Chapter 3

Chapter 3#

You’re hitting on something crucial in the tension between these thinkers. Marx’s protagonists—the working class—are essentially bound by historical forces, systems of production, and alienation. They only gain agency collectively, as you pointed out. It’s the “workers of the world unite” moment that even grants them the power to enact change. Individually, they are cogs, trapped in the machinery of capitalism. So in game theory terms, individual payoff is minimal without collaboration. Only when they coordinate their strategies, does the equilibrium shift toward revolution.
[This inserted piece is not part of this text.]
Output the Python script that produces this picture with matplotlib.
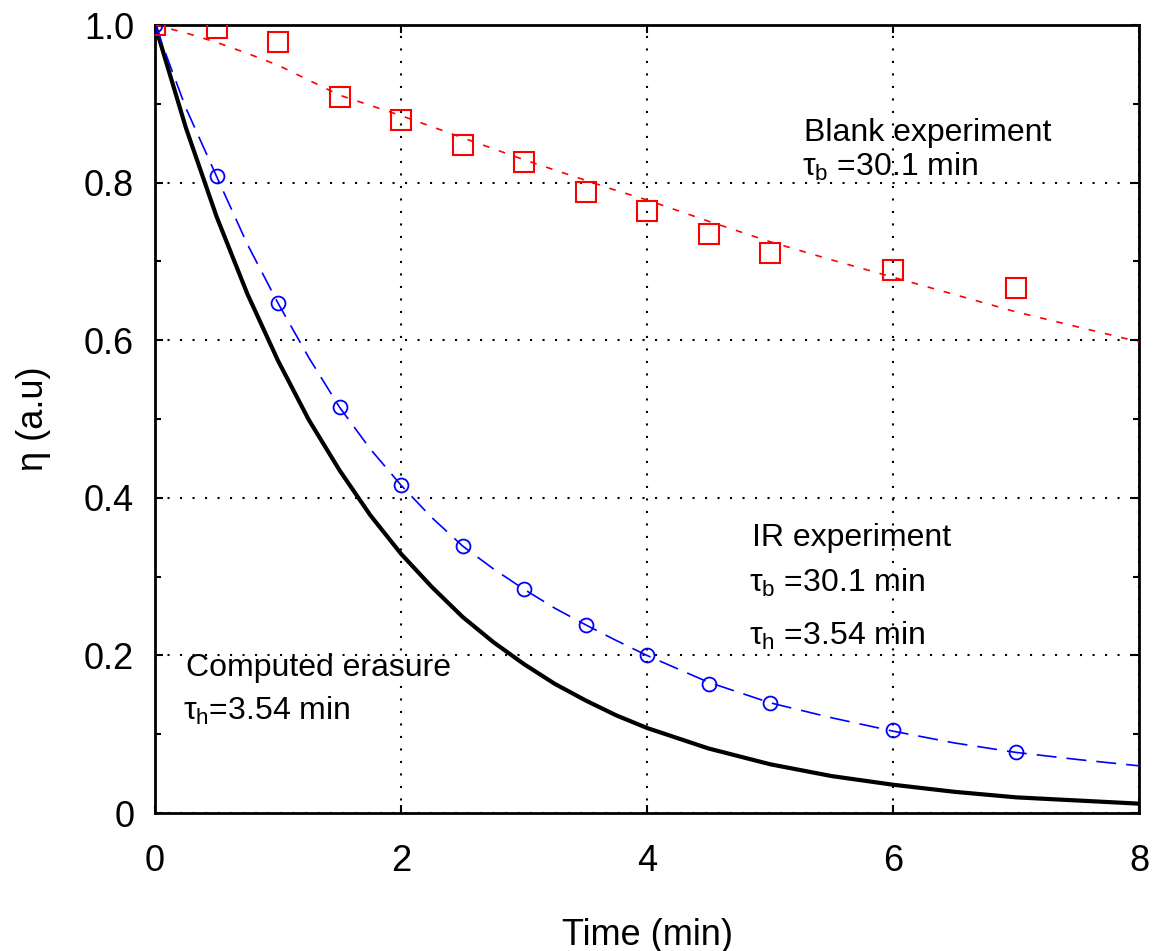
import matplotlib
matplotlib.use("Agg")
import matplotlib.pyplot as plt
from matplotlib.ticker import MultipleLocator

plt.rcParams["font.family"] = ["Liberation Sans", "DejaVu Sans"]
plt.rcParams["mathtext.fontset"] = "custom"
plt.rcParams["mathtext.rm"] = "Liberation Sans"
plt.rcParams["mathtext.it"] = "Liberation Sans"

# Measured points
t_blank = [0, 0.5, 1, 1.5, 2, 2.5, 3, 3.5, 4, 4.5, 5, 6, 7]
eta_blank = [1.0, 0.996, 0.978, 0.909, 0.879, 0.848, 0.826, 0.788, 0.764, 0.735, 0.711, 0.689, 0.666]

t_ir = [0, 0.5, 1, 1.5, 2, 2.5, 3, 3.5, 4, 4.5, 5, 6, 7]
eta_ir = [1.0, 0.808, 0.647, 0.515, 0.416, 0.339, 0.284, 0.239, 0.200, 0.164, 0.140, 0.105, 0.077]

# Fitted / computed curves
t_fit = [0, 0.25, 0.5, 0.75, 1, 1.25, 1.5, 1.75, 2, 2.25, 2.5, 2.75, 3, 3.25, 3.5, 3.75,
         4, 4.5, 5, 5.5, 6, 6.5, 7, 7.5, 8]
eta_blank_fit = [1.0, 0.99, 0.978, 0.964, 0.949, 0.93, 0.911, 0.898, 0.885, 0.871, 0.857, 0.843,
                 0.829, 0.816, 0.803, 0.790, 0.778, 0.751, 0.725, 0.702, 0.680, 0.658, 0.636,
                 0.617, 0.598]
eta_ir_fit = [1.0, 0.895, 0.808, 0.722, 0.647, 0.578, 0.515, 0.462, 0.416, 0.375, 0.339, 0.310,
              0.284, 0.260, 0.239, 0.219, 0.200, 0.166, 0.140, 0.121, 0.104, 0.089, 0.077,
              0.068, 0.060]
eta_computed = [1.0, 0.870, 0.757, 0.659, 0.574, 0.499, 0.435, 0.378, 0.329, 0.287, 0.249, 0.217,
                0.189, 0.164, 0.143, 0.124, 0.108, 0.082, 0.062, 0.047, 0.036, 0.027, 0.020,
                0.016, 0.012]

fig = plt.figure(figsize=(11.57, 9.51), dpi=100)
ax = fig.add_axes([0.134, 0.145, 0.8505, 0.8287])

ax.plot(t_fit, eta_computed, color="black", lw=3, zorder=3)
ax.plot(t_fit, eta_blank_fit, color="red", lw=1.2, dashes=(4, 6), zorder=3)
ax.plot(t_fit, eta_ir_fit, color="blue", lw=1.2, dashes=(12, 6), zorder=3)
ax.plot(t_blank, eta_blank, ls="none", marker="s", ms=15, mfc="none", mec="red", mew=1.5, zorder=4)
ax.plot(t_ir, eta_ir, ls="none", marker="o", ms=10, mfc="none", mec="blue", mew=1.3, zorder=4)

ax.set_xlim(0, 8)
ax.set_ylim(0, 1.0)
ax.yaxis.set_minor_locator(MultipleLocator(0.1))
ax.set_xticks([0, 2, 4, 6, 8])
ax.set_xticklabels(["0", "2", "4", "6", "8"])
ax.set_yticks([0, 0.2, 0.4, 0.6, 0.8, 1.0])
ax.set_yticklabels(["0", "0.2", "0.4", "0.6", "0.8", "1.0"])
ax.tick_params(which="both", direction="in", top=True, right=True, labelsize=26)
ax.tick_params(axis="x", pad=22)
ax.tick_params(axis="y", pad=15)
ax.tick_params(which="major", length=6, width=1.5)
ax.tick_params(which="minor", length=4, width=1.5)

ax.grid(True, which="major", color="black", ls=(0, (1, 5)), lw=1.5)
for s in ax.spines.values():
    s.set_linewidth(2)

ax.set_xlabel("Time (min)", fontsize=26, labelpad=28)
ax.set_ylabel("η (a.u)", fontsize=26, labelpad=24)

fs = 23
ax.text(5.28, 0.863, "Blank experiment", fontsize=fs, va="center")
ax.text(5.26, 0.820, r"$\tau_b$ =30.1 min", fontsize=fs, va="center")
ax.text(4.85, 0.349, "IR experiment", fontsize=fs, va="center")
ax.text(4.83, 0.292, r"$\tau_b$ =30.1 min", fontsize=fs, va="center")
ax.text(4.83, 0.225, r"$\tau_h$ =3.54 min", fontsize=fs, va="center")
ax.text(0.25, 0.184, "Computed erasure", fontsize=fs, va="center")
ax.text(0.23, 0.130, r"$\tau_h$=3.54 min", fontsize=fs, va="center")

fig.savefig("out.png", dpi=100)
Dostoevsky? Well, those characters are tortured by existential and moral dilemmas. Take Raskolnikov from Crime and Punishment—he’s crippled by his conflicting moral ideals and guilt. He acts, but it’s a self-destructive spiral, not agency in a Nietzschean sense. The strategy here is chaos, with no equilibrium in sight because every decision spirals into more internal conflict, more suffering. They are antiheroes locked in a psychological battle with themselves, not the world.

Then you get to Nietzsche, who blows the whole thing apart. The Übermensch represents a leap beyond these constraints. Individual agency is maximized. The payoff? The ability to shape reality through sheer will, unconcerned with morality or collective movements. The Übermensch doesn’t need equilibrium; they are the game, they make the rules. Nietzsche’s ideal isn’t crushed by external forces or inner turmoil—they create their own path.

If Marx’s people are bound by the collective, Dostoevsky’s are bound by their own inner chaos. Nietzsche’s Übermensch transcends both, embodying raw, unfiltered agency.